:: SOURCE DATA ::
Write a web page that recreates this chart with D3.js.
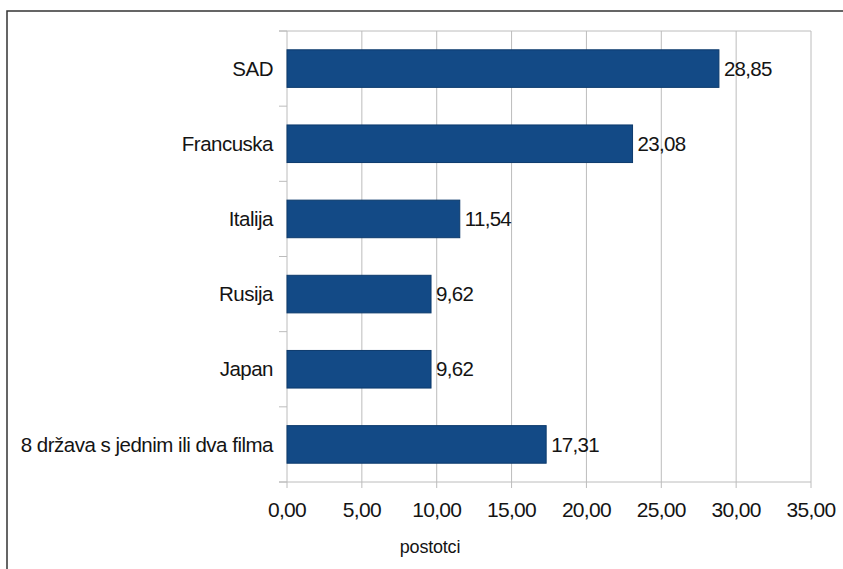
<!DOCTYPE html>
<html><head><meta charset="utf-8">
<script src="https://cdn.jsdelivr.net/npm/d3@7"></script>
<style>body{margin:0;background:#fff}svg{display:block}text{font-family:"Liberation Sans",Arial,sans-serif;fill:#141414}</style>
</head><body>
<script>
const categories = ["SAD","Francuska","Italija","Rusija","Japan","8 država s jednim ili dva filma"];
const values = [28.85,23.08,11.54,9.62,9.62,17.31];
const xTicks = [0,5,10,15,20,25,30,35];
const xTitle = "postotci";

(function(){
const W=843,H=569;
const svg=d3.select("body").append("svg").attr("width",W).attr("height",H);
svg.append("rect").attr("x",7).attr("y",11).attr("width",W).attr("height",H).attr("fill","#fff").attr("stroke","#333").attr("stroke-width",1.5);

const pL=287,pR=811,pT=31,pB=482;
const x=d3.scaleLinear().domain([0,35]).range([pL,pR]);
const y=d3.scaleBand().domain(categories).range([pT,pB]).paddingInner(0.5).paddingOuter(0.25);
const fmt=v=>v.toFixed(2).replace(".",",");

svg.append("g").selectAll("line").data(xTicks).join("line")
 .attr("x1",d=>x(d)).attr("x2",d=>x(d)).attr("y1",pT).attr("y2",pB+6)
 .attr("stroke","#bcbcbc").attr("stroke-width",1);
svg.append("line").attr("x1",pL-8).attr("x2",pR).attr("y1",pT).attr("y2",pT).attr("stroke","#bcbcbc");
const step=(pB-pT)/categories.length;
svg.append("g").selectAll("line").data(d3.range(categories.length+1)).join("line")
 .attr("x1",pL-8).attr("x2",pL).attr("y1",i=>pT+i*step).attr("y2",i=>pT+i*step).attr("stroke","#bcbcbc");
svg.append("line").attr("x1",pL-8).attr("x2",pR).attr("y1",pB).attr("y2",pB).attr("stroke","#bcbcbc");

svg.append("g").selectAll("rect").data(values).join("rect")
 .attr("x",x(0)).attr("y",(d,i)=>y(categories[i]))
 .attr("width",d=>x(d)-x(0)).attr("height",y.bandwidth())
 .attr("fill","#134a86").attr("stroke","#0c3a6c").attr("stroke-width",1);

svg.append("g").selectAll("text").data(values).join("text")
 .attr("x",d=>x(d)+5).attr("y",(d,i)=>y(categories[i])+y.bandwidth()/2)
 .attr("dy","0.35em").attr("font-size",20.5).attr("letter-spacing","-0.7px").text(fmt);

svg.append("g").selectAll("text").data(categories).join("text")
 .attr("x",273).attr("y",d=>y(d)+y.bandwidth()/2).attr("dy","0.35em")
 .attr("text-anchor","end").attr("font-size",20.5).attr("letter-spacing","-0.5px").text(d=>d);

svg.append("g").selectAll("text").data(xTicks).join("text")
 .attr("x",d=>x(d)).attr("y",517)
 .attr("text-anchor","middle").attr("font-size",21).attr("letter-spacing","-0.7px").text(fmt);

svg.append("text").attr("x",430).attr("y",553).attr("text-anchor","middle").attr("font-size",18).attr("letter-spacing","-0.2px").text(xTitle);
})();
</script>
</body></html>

:: TO DO ::
Make an exact reproduction of the listing above, without any pictures.

:: FULL SOLUTION ::
Write a web page that recreates this chart with D3.js.
<!DOCTYPE html>
<html><head><meta charset="utf-8">
<script src="https://cdn.jsdelivr.net/npm/d3@7"></script>
<style>body{margin:0;background:#fff}svg{display:block}text{font-family:"Liberation Sans",Arial,sans-serif;fill:#141414}</style>
</head><body>
<script>
const categories = ["SAD","Francuska","Italija","Rusija","Japan","8 država s jednim ili dva filma"];
const values = [28.85,23.08,11.54,9.62,9.62,17.31];
const xTicks = [0,5,10,15,20,25,30,35];
const xTitle = "postotci";

(function(){
const W=843,H=569;
const svg=d3.select("body").append("svg").attr("width",W).attr("height",H);
svg.append("rect").attr("x",7).attr("y",11).attr("width",W).attr("height",H).attr("fill","#fff").attr("stroke","#333").attr("stroke-width",1.5);

const pL=287,pR=811,pT=31,pB=482;
const x=d3.scaleLinear().domain([0,35]).range([pL,pR]);
const y=d3.scaleBand().domain(categories).range([pT,pB]).paddingInner(0.5).paddingOuter(0.25);
const fmt=v=>v.toFixed(2).replace(".",",");

svg.append("g").selectAll("line").data(xTicks).join("line")
 .attr("x1",d=>x(d)).attr("x2",d=>x(d)).attr("y1",pT).attr("y2",pB+6)
 .attr("stroke","#bcbcbc").attr("stroke-width",1);
svg.append("line").attr("x1",pL-8).attr("x2",pR).attr("y1",pT).attr("y2",pT).attr("stroke","#bcbcbc");
const step=(pB-pT)/categories.length;
svg.append("g").selectAll("line").data(d3.range(categories.length+1)).join("line")
 .attr("x1",pL-8).attr("x2",pL).attr("y1",i=>pT+i*step).attr("y2",i=>pT+i*step).attr("stroke","#bcbcbc");
svg.append("line").attr("x1",pL-8).attr("x2",pR).attr("y1",pB).attr("y2",pB).attr("stroke","#bcbcbc");

svg.append("g").selectAll("rect").data(values).join("rect")
 .attr("x",x(0)).attr("y",(d,i)=>y(categories[i]))
 .attr("width",d=>x(d)-x(0)).attr("height",y.bandwidth())
 .attr("fill","#134a86").attr("stroke","#0c3a6c").attr("stroke-width",1);

svg.append("g").selectAll("text").data(values).join("text")
 .attr("x",d=>x(d)+5).attr("y",(d,i)=>y(categories[i])+y.bandwidth()/2)
 .attr("dy","0.35em").attr("font-size",20.5).attr("letter-spacing","-0.7px").text(fmt);

svg.append("g").selectAll("text").data(categories).join("text")
 .attr("x",273).attr("y",d=>y(d)+y.bandwidth()/2).attr("dy","0.35em")
 .attr("text-anchor","end").attr("font-size",20.5).attr("letter-spacing","-0.5px").text(d=>d);

svg.append("g").selectAll("text").data(xTicks).join("text")
 .attr("x",d=>x(d)).attr("y",517)
 .attr("text-anchor","middle").attr("font-size",21).attr("letter-spacing","-0.7px").text(fmt);

svg.append("text").attr("x",430).attr("y",553).attr("text-anchor","middle").attr("font-size",18).attr("letter-spacing","-0.2px").text(xTitle);
})();
</script>
</body></html>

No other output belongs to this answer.